At about the same time as entry into of the Deed of Cancellation and Transfer of Units the appropriate parties also executed a Call Option Deed.[106] The gravamen of that deed was to provide Gordon Nominees the opportunity to repurchase the 20 units transferred, pursuant to the Deed of Cancellation and Transfer of Units. The price was $2.3 million plus any amount paid by way of stamp duty on the transfer to JPA Finance. The option was open to be exercised at any time during the Call Option period until 4.00pm on the Call Option expiry date. The Call Option period commenced on a date 24 months after the execution of the deed. Accordingly it is open to exercise the option at any time from the period of February 2019 to 30 June 2020 being the Call Option expiry date.[107]
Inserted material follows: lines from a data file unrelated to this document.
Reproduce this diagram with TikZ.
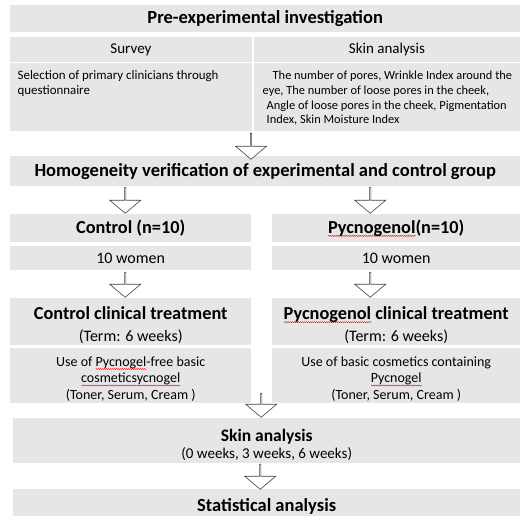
\documentclass[tikz,border=0pt]{standalone}
\usepackage{fontspec}
\setmainfont{Carlito}
\usetikzlibrary{shapes.arrows,calc,decorations.pathmorphing}
\definecolor{cellgray}{HTML}{E7E6E6}
\definecolor{edgegray}{HTML}{404040}
% red spell-check squiggle
\newlength{\squigwd}
\newcommand{\squig}[1]{\settowidth{\squigwd}{#1}\rlap{\tikz[baseline=0pt]\draw[red, fill=none, line width=0.4pt, decorate, decoration={snake, amplitude=0.5pt, segment length=2pt}] (0pt,-2.5pt) -- (\squigwd,-2.5pt);}#1}
\tikzset{
  cell/.style = {fill = cellgray, inner sep = 0pt, anchor = north west, align = center},
  downarrow/.style = {single arrow, draw = edgegray, fill = white, line width = 0.6pt,
    shape border rotate = 270, inner sep = 0pt, minimum width = 31pt, minimum height = 25pt,
    single arrow head extend = 7pt, single arrow tip angle = 100}
}
\begin{document}
\begin{tikzpicture} [x = 1pt, y = -1pt]
	\useasboundingbox (0,0) rectangle (520,515);
	% pre-experimental part
	\node [cell, minimum width = 510pt, minimum height = 27pt, font = \bfseries\fontsize{18.5}{20}\selectfont] (pre) at (10,5) {Pre-experimental investigation};
	\node [cell, minimum width = 241.5pt, minimum height = 24.5pt, font = \fontsize{15}{17}\selectfont] (survey) at (10,37) {Survey};
	\node [cell, minimum width = 266.5pt, minimum height = 24.5pt, font = \fontsize{15}{17}\selectfont] (skinhead) at (253.5,37) {Skin analysis};
	\node [cell, font = \fontsize{12.9}{14.7}\selectfont] (surveytxt) at (10,63)
		{\parbox[c][68pt][t]{241.5pt}{\leftskip = 7.5pt\vspace*{7.5pt}Selection of primary clinicians through\\questionnaire}};
	\node [cell, font = \fontsize{12.4}{14.7}\selectfont] (skintxt) at (253.5,63)
		{\parbox[c][68pt][t]{266.5pt}{\leftskip = 9pt\vspace*{8pt}\hspace*{10pt}The number of pores, Wrinkle Index around the\\eye, The number of loose pores in the cheek,\\\hspace*{4pt}Angle of loose pores in the cheek, Pigmentation\\\hspace*{4pt}Index, Skin Moisture Index}};
	\node [cell, minimum width = 510pt, minimum height = 30pt, font = \bfseries\fontsize{18.5}{20}\selectfont] (homog) at (10,156) {Homogeneity verification of experimental and control group};
	% two groups
	\node [cell, minimum width = 241pt, minimum height = 28pt, font = \bfseries\fontsize{18.3}{20}\selectfont] (ctrl) at (10,214) {Control (n=10)};
	\node [cell, minimum width = 248pt, minimum height = 28pt, font = \bfseries\fontsize{18.3}{20}\selectfont] (pyc) at (272,214) {\squig{Pycnogenol}(n=10)};
	\node [cell, minimum width = 241pt, minimum height = 24pt, font = \fontsize{16}{18}\selectfont] (ctrlwomen) at (10,246) {10 women};
	\node [cell, minimum width = 248pt, minimum height = 24pt, font = \fontsize{16}{18}\selectfont] (pycwomen) at (272,246) {10 women};
	\node [cell, minimum width = 241pt, minimum height = 47pt, font = \fontsize{16}{22}\selectfont] (ctrltreat) at (10,298)
		{\rule{0pt}{20pt}{\bfseries\fontsize{18.3}{20}\selectfont Control clinical treatment}\\(Term: 6 weeks)};
	\node [cell, minimum width = 248pt, minimum height = 47pt, font = \fontsize{16}{22}\selectfont] (pyctreat) at (272,298)
		{\rule{0pt}{20pt}{\bfseries\fontsize{18.3}{20}\selectfont \squig{Pycnogenol} clinical treatment}\\(Term: 6 weeks)};
	\node [cell, minimum width = 241pt, minimum height = 55pt, font = \fontsize{14}{16.5}\selectfont] (ctrluse) at (10,348)
		{\rule{0pt}{16.5pt}Use of \squig{Pycnogel}-free basic\\\squig{cosmeticsycnogel}\\(Toner, Serum, Cream )};
	\node [cell, minimum width = 248pt, minimum height = 55pt, font = \fontsize{14}{16.5}\selectfont] (pycuse) at (272,348)
		{\rule{0pt}{16.5pt}Use of basic cosmetics containing\\\squig{Pycnogel}\\(Toner, Serum, Cream )};
	% after treatment
	\node [cell, minimum width = 507pt, minimum height = 45pt, font = \fontsize{15}{17}\selectfont] (skin) at (13,418)
		{\rule{0pt}{21pt}{\bfseries\fontsize{17.5}{19}\selectfont Skin analysis}\\(0 weeks, 3 weeks, 6 weeks)};
	\node [cell, minimum width = 507pt, minimum height = 35pt, font = \bfseries\fontsize{18.5}{20}\selectfont] (stat) at (13,489) {Statistical analysis};
	% block arrows
	\node [downarrow, minimum height = 26pt] (arr1) at ($(skinhead.south west |- homog.north)+(-2.5,-10)$) {};
	\node [downarrow, minimum height = 26pt] (arr2) at ($(ctrl.north)+(-5.5,-14)$) {};
	\node [downarrow, minimum height = 26pt] (arr3) at ($(pyc.north)+(-26,-14)$) {};
	\node [downarrow] (arr4) at ($(ctrltreat.north)+(-5.5,-13.5)$) {};
	\node [downarrow] (arr5) at ($(pyctreat.north)+(-26,-13.5)$) {};
	\node [downarrow, minimum height = 24pt] (arr6) at ($(skin.north)+(-5.5,-13)$) {};
	\node [downarrow] (arr7) at ($(stat.north)+(-6.5,-12.5)$) {};
\end{tikzpicture}
\end{document}
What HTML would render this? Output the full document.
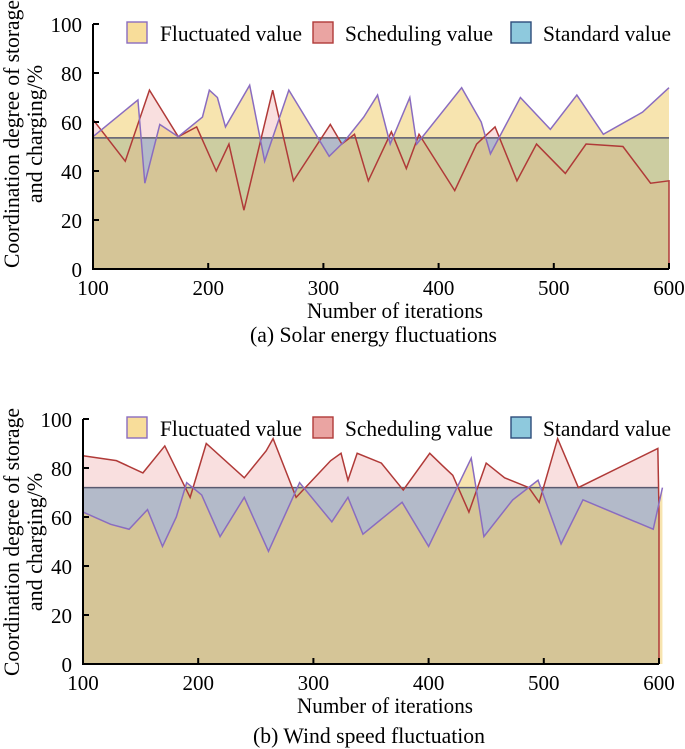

[106]Affidavit of R Paolacci, [101] and [130], and exhibit ‘RL–40’.
[107]Ibid exhibit ‘RL–40’, cl 1.1.
The plaintiffs’ submitted that Queenfield, in effect, ought not be permitted to exercise its rights under the Unitholders’ Agreement given that Gordon Nominees was now in a position to tender the option price to JPA Finance or simply to repay the loan to TLP Nominees. I do not accept that submission as, given that the period for exercise of the option, JPA Finance is under no obligation to accept any tender until February 2019 at the earliest.
Conclusion
I am satisfied that there is a genuine dispute as to the existence of the debts the subject of the statutory demands. The dispute identified by the plaintiffs is not so devoid of plausibility that no further investigation is required.
On the issue of whether there was authority to serve the demands, I reject the submissions of the plaintiffs as to the validity of the resolutions. Given my previous comment about the time devoted to this issue, I will reduce the costs to which the plaintiffs might have been entitled.
The orders of the Court will be:
1. The statutory demand dated 11 August 2017 and served on Gordon Nominees is set aside.
2. The statutory demand dated 11 August 2017 and served upon Gordon Finance is set aside.
3. The defendant pay half of the plaintiffs’ cost of and incidental of the application including reserved costs.